[Start Data segment]
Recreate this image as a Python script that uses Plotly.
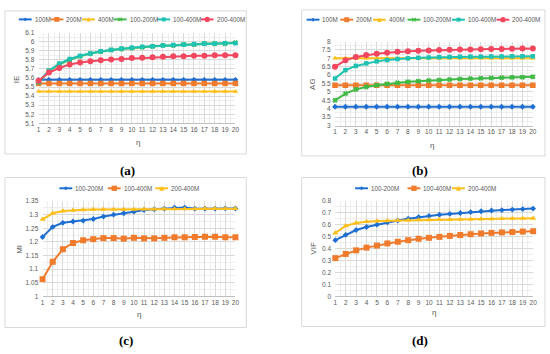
import plotly.graph_objects as go

# ---------------- data ----------------
eta = list(range(1, 21))

# (a) IE
ie_100M = [5.58, 5.58, 5.58, 5.58, 5.58, 5.58, 5.58, 5.58, 5.58, 5.58,
           5.58, 5.58, 5.58, 5.58, 5.58, 5.58, 5.58, 5.58, 5.58, 5.58]
ie_200M = [5.54, 5.54, 5.54, 5.54, 5.54, 5.54, 5.54, 5.54, 5.54, 5.54,
           5.54, 5.54, 5.54, 5.54, 5.54, 5.54, 5.54, 5.54, 5.54, 5.54]
ie_400M = [5.45, 5.45, 5.45, 5.45, 5.45, 5.45, 5.45, 5.45, 5.45, 5.45,
           5.45, 5.45, 5.45, 5.45, 5.45, 5.45, 5.45, 5.45, 5.45, 5.45]
ie_100_200M = [5.55, 5.68, 5.75, 5.80, 5.84, 5.87, 5.89, 5.91, 5.92, 5.93,
               5.94, 5.95, 5.96, 5.96, 5.97, 5.97, 5.98, 5.98, 5.98, 5.99]
ie_100_400M = [5.56, 5.68, 5.76, 5.81, 5.845, 5.87, 5.895, 5.91, 5.925, 5.935,
               5.945, 5.95, 5.96, 5.965, 5.97, 5.975, 5.98, 5.98, 5.985, 5.985]
ie_200_400M = [5.57, 5.66, 5.71, 5.75, 5.77, 5.785, 5.795, 5.805, 5.81, 5.82,
               5.825, 5.83, 5.835, 5.84, 5.84, 5.845, 5.845, 5.85, 5.85, 5.85]

# (b) AG
ag_100M = [4.12, 4.12, 4.12, 4.12, 4.12, 4.12, 4.12, 4.12, 4.12, 4.12,
           4.12, 4.12, 4.12, 4.12, 4.12, 4.12, 4.12, 4.12, 4.12, 4.12]
ag_200M = [5.40, 5.40, 5.40, 5.40, 5.40, 5.40, 5.40, 5.40, 5.40, 5.40,
           5.40, 5.40, 5.40, 5.40, 5.40, 5.40, 5.40, 5.40, 5.40, 5.40]
ag_400M = [7.00, 7.00, 7.00, 7.00, 7.00, 7.00, 7.00, 7.00, 7.00, 7.00,
           7.00, 7.00, 7.00, 7.00, 7.00, 7.00, 7.00, 7.00, 7.00, 7.00]
ag_100_200M = [4.50, 4.90, 5.15, 5.30, 5.40, 5.48, 5.54, 5.60, 5.64, 5.68,
               5.71, 5.74, 5.77, 5.79, 5.81, 5.83, 5.85, 5.87, 5.88, 5.90]
ag_100_400M = [5.80, 6.30, 6.55, 6.70, 6.82, 6.90, 6.96, 7.00, 7.03, 7.05,
               7.07, 7.08, 7.09, 7.10, 7.10, 7.11, 7.11, 7.12, 7.12, 7.12]
ag_200_400M = [6.50, 6.88, 7.08, 7.20, 7.28, 7.34, 7.39, 7.42, 7.45, 7.47,
               7.49, 7.51, 7.52, 7.53, 7.54, 7.55, 7.56, 7.57, 7.58, 7.58]

# (c) MI
mi_100_200M = [1.218, 1.255, 1.270, 1.275, 1.278, 1.284, 1.293, 1.300, 1.305, 1.311,
               1.317, 1.320, 1.322, 1.326, 1.326, 1.322, 1.322, 1.322, 1.323, 1.323]
mi_100_400M = [1.063, 1.127, 1.173, 1.196, 1.206, 1.210, 1.214, 1.214, 1.212, 1.215,
               1.213, 1.213, 1.215, 1.217, 1.217, 1.218, 1.219, 1.219, 1.217, 1.217]
mi_200_400M = [1.283, 1.305, 1.313, 1.316, 1.318, 1.319, 1.319, 1.319, 1.319, 1.319,
               1.320, 1.320, 1.321, 1.321, 1.321, 1.321, 1.322, 1.322, 1.322, 1.322]

# (d) VIF
vif_100_200M = [0.470, 0.515, 0.555, 0.580, 0.600, 0.620, 0.635, 0.650, 0.663, 0.672,
                0.683, 0.690, 0.697, 0.705, 0.712, 0.718, 0.722, 0.726, 0.730, 0.734]
vif_100_400M = [0.320, 0.355, 0.385, 0.408, 0.425, 0.443, 0.457, 0.470, 0.482, 0.490,
                0.498, 0.506, 0.513, 0.520, 0.526, 0.531, 0.535, 0.538, 0.542, 0.545]
vif_200_400M = [0.530, 0.590, 0.613, 0.625, 0.630, 0.632, 0.635, 0.637, 0.639, 0.640,
                0.642, 0.643, 0.644, 0.645, 0.647, 0.648, 0.650, 0.651, 0.652, 0.653]

panel_labels = ["(a)", "(b)", "(c)", "(d)"]
y_titles = ["IE", "AG", "MI", "VIF"]
x_title = "η"

# ---------------- styling ----------------
W, H = 550, 354
BLUE = "#1F6FD2"
ORANGE = "#F07B2C"
GOLD = "#FFBE1A"
GREEN = "#3FBA45"
TEAL = "#1FC2B2"
RED = "#F2475E"
TXT = "#595959"
FONT = "Liberation Sans"

def px(x):
    return x / W

def py(y):
    return 1 - y / H

fig = go.Figure()
shapes = []
annos = []

# series style: (name, color, symbol, size)
S_100M = ("100M", BLUE, "diamond", 4.5)
S_200M = ("200M", ORANGE, "square", 5.5)
S_400M = ("400M", GOLD, "triangle-up", 5)
S_G = ("100-200M", GREEN, "x", 4)
S_T = ("100-400M", TEAL, "square", 4.5)
S_R = ("200-400M", RED, "circle", 6)
S_C1 = ("100-200M", BLUE, "diamond", 4.5)
S_C2 = ("100-400M", ORANGE, "square", 6)
S_C3 = ("200-400M", GOLD, "triangle-up", 5.5)

panels = [
    dict(ax="1", box=(37, 236, 29.3, 121.7), rng=(5.1, 6.1), dt=0.1,
         series=[(S_100M, ie_100M), (S_200M, ie_200M), (S_400M, ie_400M),
                 (S_G, ie_100_200M), (S_T, ie_100_400M), (S_R, ie_200_400M)],
         frame=(3, 247, 7, 153), leg_y=15.7, leg_x=[17, 49, 81, 113, 157, 201],
         ytitle=(15, 77), xtitle=(137, 141), label=(127, 170)),
    dict(ax="2", box=(336.7, 536.7, 38.3, 124), rng=(3, 8), dt=0.5,
         series=[(S_100M, ag_100M), (S_200M, ag_200M), (S_400M, ag_400M),
                 (S_G, ag_100_200M), (S_T, ag_100_400M), (S_R, ag_200_400M)],
         frame=(303, 549, 6, 155), leg_y=16, leg_x=[308, 342, 375, 410, 455, 500],
         ytitle=(314, 82), xtitle=(435, 144), label=(423, 170)),
    dict(ax="3", box=(41, 236, 201, 298.3), rng=(1, 1.35), dt=0.05,
         series=[(S_C1, mi_100_200M), (S_C2, mi_100_400M), (S_C3, mi_200_400M)],
         frame=(3, 247, 177, 330), leg_y=188, leg_x=[58, 107, 155],
         ytitle=(17, 250), xtitle=(139, 317), label=(125, 343)),
    dict(ax="4", box=(337, 537, 200.7, 298.3), rng=(0, 0.8), dt=0.1,
         series=[(S_C1, vif_100_200M), (S_C2, vif_100_400M), (S_C3, vif_200_400M)],
         frame=(303, 549, 177, 329), leg_y=188, leg_x=[357, 410, 455],
         ytitle=(315, 249), xtitle=(437, 315), label=(423, 343)),
]


def marker_shape(sym, color, cx, cy, s):
    h = s / 2.0
    if sym == "square":
        return dict(type="rect", xref="paper", yref="paper",
                    x0=px(cx - h), x1=px(cx + h), y0=py(cy + h), y1=py(cy - h),
                    fillcolor=color, line=dict(color=color, width=0))
    if sym == "circle":
        return dict(type="circle", xref="paper", yref="paper",
                    x0=px(cx - h), x1=px(cx + h), y0=py(cy + h), y1=py(cy - h),
                    fillcolor=color, line=dict(color=color, width=0))
    if sym == "triangle-up":
        p = "M {a},{b} L {c},{d} L {e},{f} Z".format(
            a=px(cx), b=py(cy - h), c=px(cx - h), d=py(cy + h), e=px(cx + h), f=py(cy + h))
        return dict(type="path", xref="paper", yref="paper", path=p,
                    fillcolor=color, line=dict(color=color, width=0))
    if sym == "diamond":
        p = "M {a},{b} L {c},{d} L {e},{f} L {g},{k} Z".format(
            a=px(cx), b=py(cy - h), c=px(cx + h), d=py(cy), e=px(cx), f=py(cy + h),
            g=px(cx - h), k=py(cy))
        return dict(type="path", xref="paper", yref="paper", path=p,
                    fillcolor=color, line=dict(color=color, width=0))
    # x
    p = "M {a},{b} L {c},{d} M {e},{f} L {g},{k}".format(
        a=px(cx - h), b=py(cy - h), c=px(cx + h), d=py(cy + h),
        e=px(cx - h), f=py(cy + h), g=px(cx + h), k=py(cy - h))
    return dict(type="path", xref="paper", yref="paper", path=p,
                line=dict(color=color, width=1.2))


layout_axes = {}
for i, p in enumerate(panels):
    ax = p["ax"]
    xname = "xaxis" if ax == "1" else "xaxis" + ax
    yname = "yaxis" if ax == "1" else "yaxis" + ax
    xref = "x" if ax == "1" else "x" + ax
    yref = "y" if ax == "1" else "y" + ax
    x0, x1, yt, yb = p["box"]
    lo, hi = p["rng"]
    n = int(round((hi - lo) / p["dt"]))
    tv = [round(lo + p["dt"] * k, 4) for k in range(n + 1)]
    tt = ["{:g}".format(v) for v in tv]

    layout_axes[xname] = dict(
        domain=[px(x0), px(x1)], range=[1, 20], anchor=yref,
        tickvals=eta, ticktext=[str(e) for e in eta],
        showgrid=True, gridcolor="#D9D9D9", gridwidth=0.8,
        minor=dict(dtick=0.5, showgrid=True, gridcolor="#EEEEEE", gridwidth=0.6),
        showline=True, linecolor="#BFBFBF", linewidth=0.8,
        ticks="", zeroline=False,
        tickfont=dict(family=FONT, size=6.5, color=TXT),
    )
    layout_axes[yname] = dict(
        domain=[py(yb), py(yt)], range=[lo, hi], anchor=xref,
        tickvals=tv, ticktext=tt,
        showgrid=True, gridcolor="#D9D9D9", gridwidth=0.8,
        minor=dict(dtick=p["dt"] / 2, showgrid=True, gridcolor="#EEEEEE", gridwidth=0.6),
        showline=False, ticks="outside", ticklen=2, tickcolor="rgba(0,0,0,0)",
        zeroline=False,
        tickfont=dict(family=FONT, size=6.5, color=TXT),
    )

    for (name, color, sym, size), vals in p["series"]:
        fig.add_trace(go.Scatter(
            x=eta, y=vals, mode="lines+markers", name=name, showlegend=False,
            xaxis=xref, yaxis=yref, cliponaxis=False,
            line=dict(color=color, width=2),
            marker=dict(symbol=sym, size=size, color=color,
                        line=dict(color=color, width=1 if sym == "x" else 0)),
        ))

    # frame
    fx0, fx1, fy0, fy1 = p["frame"]
    shapes.append(dict(type="rect", xref="paper", yref="paper",
                       x0=px(fx0), x1=px(fx1), y0=py(fy1), y1=py(fy0),
                       line=dict(color="#D9D9D9", width=1), fillcolor="rgba(0,0,0,0)",
                       layer="below"))

    # legend
    ly = p["leg_y"]
    for ((name, color, sym, size), _), lx in zip(p["series"], p["leg_x"]):
        shapes.append(dict(type="line", xref="paper", yref="paper",
                           x0=px(lx), x1=px(lx + 13), y0=py(ly), y1=py(ly),
                           line=dict(color=color, width=2)))
        shapes.append(marker_shape(sym, color, lx + 6.5, ly, size * 0.9))
        annos.append(dict(xref="paper", yref="paper", x=px(lx + 14), y=py(ly),
                          xanchor="left", yanchor="middle", showarrow=False,
                          text=name, font=dict(family=FONT, size=6.3, color=TXT)))

    # axis titles
    tx, ty = p["ytitle"]
    annos.append(dict(xref="paper", yref="paper", x=px(tx), y=py(ty),
                      xanchor="center", yanchor="middle", showarrow=False,
                      text=y_titles[i], textangle=-90,
                      font=dict(family=FONT, size=8, color=TXT)))
    tx, ty = p["xtitle"]
    annos.append(dict(xref="paper", yref="paper", x=px(tx), y=py(ty),
                      xanchor="center", yanchor="middle", showarrow=False,
                      text=x_title, font=dict(family=FONT, size=8, color=TXT)))
    tx, ty = p["label"]
    annos.append(dict(xref="paper", yref="paper", x=px(tx), y=py(ty),
                      xanchor="center", yanchor="middle", showarrow=False,
                      text="<b>" + panel_labels[i] + "</b>",
                      font=dict(family="Liberation Serif", size=13, color="#000000")))

fig.update_layout(
    width=W, height=H, margin=dict(l=0, r=0, t=0, b=0),
    paper_bgcolor="white", plot_bgcolor="white",
    shapes=shapes, annotations=annos, showlegend=False,
    **layout_axes,
)

fig.write_html("out.html", config={"displayModeBar": False})

# remove default page margin so the figure sits at the window's top-left corner
with open("out.html", "r", encoding="utf-8") as f:
    html = f.read()
html = html.replace("<head>", "<head><style>html,body{margin:0;padding:0;overflow:hidden;}</style>", 1)
with open("out.html", "w", encoding="utf-8") as f:
    f.write(html)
[End Data segment]
» Directions:
Each line from the top of the material through the line containing "7.49, 7.51, 7.52, 7.53, 7.54, 7.55, 7.56, 7.57, 7.58, 7.58]" should be reproduced exactly; please drop any images.

» Finished answer:
Recreate this image as a Python script that uses Plotly.
import plotly.graph_objects as go

# ---------------- data ----------------
eta = list(range(1, 21))

# (a) IE
ie_100M = [5.58, 5.58, 5.58, 5.58, 5.58, 5.58, 5.58, 5.58, 5.58, 5.58,
           5.58, 5.58, 5.58, 5.58, 5.58, 5.58, 5.58, 5.58, 5.58, 5.58]
ie_200M = [5.54, 5.54, 5.54, 5.54, 5.54, 5.54, 5.54, 5.54, 5.54, 5.54,
           5.54, 5.54, 5.54, 5.54, 5.54, 5.54, 5.54, 5.54, 5.54, 5.54]
ie_400M = [5.45, 5.45, 5.45, 5.45, 5.45, 5.45, 5.45, 5.45, 5.45, 5.45,
           5.45, 5.45, 5.45, 5.45, 5.45, 5.45, 5.45, 5.45, 5.45, 5.45]
ie_100_200M = [5.55, 5.68, 5.75, 5.80, 5.84, 5.87, 5.89, 5.91, 5.92, 5.93,
               5.94, 5.95, 5.96, 5.96, 5.97, 5.97, 5.98, 5.98, 5.98, 5.99]
ie_100_400M = [5.56, 5.68, 5.76, 5.81, 5.845, 5.87, 5.895, 5.91, 5.925, 5.935,
               5.945, 5.95, 5.96, 5.965, 5.97, 5.975, 5.98, 5.98, 5.985, 5.985]
ie_200_400M = [5.57, 5.66, 5.71, 5.75, 5.77, 5.785, 5.795, 5.805, 5.81, 5.82,
               5.825, 5.83, 5.835, 5.84, 5.84, 5.845, 5.845, 5.85, 5.85, 5.85]

# (b) AG
ag_100M = [4.12, 4.12, 4.12, 4.12, 4.12, 4.12, 4.12, 4.12, 4.12, 4.12,
           4.12, 4.12, 4.12, 4.12, 4.12, 4.12, 4.12, 4.12, 4.12, 4.12]
ag_200M = [5.40, 5.40, 5.40, 5.40, 5.40, 5.40, 5.40, 5.40, 5.40, 5.40,
           5.40, 5.40, 5.40, 5.40, 5.40, 5.40, 5.40, 5.40, 5.40, 5.40]
ag_400M = [7.00, 7.00, 7.00, 7.00, 7.00, 7.00, 7.00, 7.00, 7.00, 7.00,
           7.00, 7.00, 7.00, 7.00, 7.00, 7.00, 7.00, 7.00, 7.00, 7.00]
ag_100_200M = [4.50, 4.90, 5.15, 5.30, 5.40, 5.48, 5.54, 5.60, 5.64, 5.68,
               5.71, 5.74, 5.77, 5.79, 5.81, 5.83, 5.85, 5.87, 5.88, 5.90]
ag_100_400M = [5.80, 6.30, 6.55, 6.70, 6.82, 6.90, 6.96, 7.00, 7.03, 7.05,
               7.07, 7.08, 7.09, 7.10, 7.10, 7.11, 7.11, 7.12, 7.12, 7.12]
ag_200_400M = [6.50, 6.88, 7.08, 7.20, 7.28, 7.34, 7.39, 7.42, 7.45, 7.47,
               7.49, 7.51, 7.52, 7.53, 7.54, 7.55, 7.56, 7.57, 7.58, 7.58]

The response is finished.